The most exciting thing about this world is its ever changing quality.

Thursday, November 25, 2010

Inbox tolerance value

I have zero inbox tolerance (IT).

Every email drops through spam filter will be consumed immediately. Email processing always has been top priority thread in my daily task scheduling. Yes, my system works pretty well by interrupt handling, be it an engineer or manager schedule; I also have the bottom half handling to allow interrupt pre-empt if you're a Linux geek and really interested.

Secondly, I never group emails into sub folders, categories or any kind. It's simply a waste of time and counter-productive. You have From (who raised the matter), To (who should care), Subject (what's the matter), what else do you need to bring it out more easily? Whenever I saw a ever growing tree of folder structure, I am thinking "who are we kidding here, are you really gonna efficiently penetrate through this depth and get what you want from some emails you don't even remember whether or not you have consumed". I bet by the time you actually got the email, if you're lucky, there is a big chance you've forgot what's for, and all the reasons why it matters.

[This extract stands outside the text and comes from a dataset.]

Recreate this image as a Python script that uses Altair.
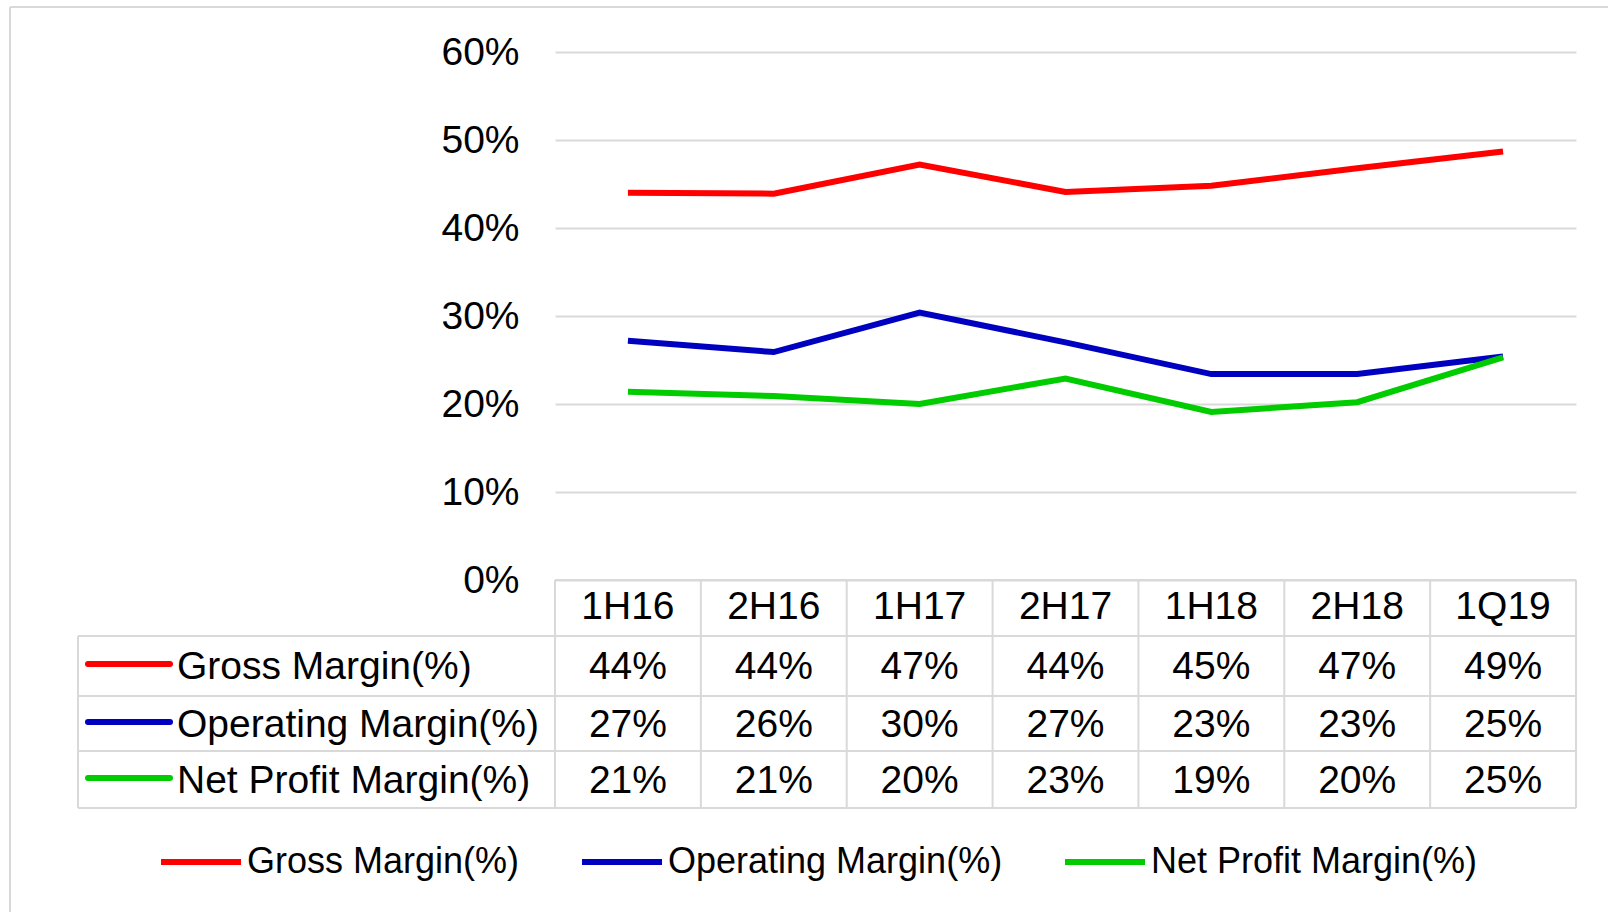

Also, just for the record, I never bought the excuse that 'I am too busy to check my emails', 'I have actual work to do to be interrupted'. While we're so comfortably making these alibi for us to
shy into our own little geek caves, away from brute truth - communication is what really make or break.

What I should have provided is the definition of email consumption. Based on the From, To, Subject (surprisingly, little credit is given to priority field, due to the obvious abuse), every email is processed with either immediate response, noted, ignored, fyi'ed. (You might have picked up, yes, I never deleted emails.)

What's your IT value (number of unread/number of emails in inbox, per day)? Why is that?

Monday, November 22, 2010

Leave shit to where it belongs

Nowadays, there are tons of blogs, books, tips about how to get things done and why it's important to do so.

What I want to talk about however, it's how to leave shit to where it belongs, and why so. This is assuming you're a self sufficient and proactive cell. At certain point in time, you find yourself couldn't let go any screaming customer emails or plan of attack to any critical issues. Instead, you find yourself repeatedly coming back and dip into every project meeting, on every email thread of all issue discussion, being the one cooking the plan involves parties others don't even know they exist in the organization. In short, you're rock'n'roll, you are kicking ass.

Maybe or may not be, some part of you feels bored and tired of repeating this exercise and you just know that you can do a good job as this is what you do, what you grew up from. But, your team doesn't really appreciate what you have been doing, of course your hard working and attention to details have always been very convincing, however, they didn't learn much. At the end of last project, they are just identical to what they were. Why? Because you didn't leave shit
to where it belongs.

I know you don't like not being the centre of the gravity, I know you also hate 'not-in-the-loop' for everything, maybe you still hold sense of insecurity for not being able to review code from every part of the system, or you just couldn't understand how maker's schedule runs outside immediate firing line. All these share one reason, you don't know how to leave shit to where it belongs.

What you will probably realise is, there will not be void in a positive team environment, to which hopefully you're part of it. To give'em space and leave people chew and grow on their responsibility might just be what you need to really inject sense of ownership into this team, you being there or not.

So, leave the shit to where it belongs. No one likes when shit hits the fan. Nonetheless, you need the shit spin out from the fan to test your defensive system, more importantly, how well your system performs under negative impact. Let go of the shit so you could have a chance to take care of something which might present real challenges, such as fan is broken.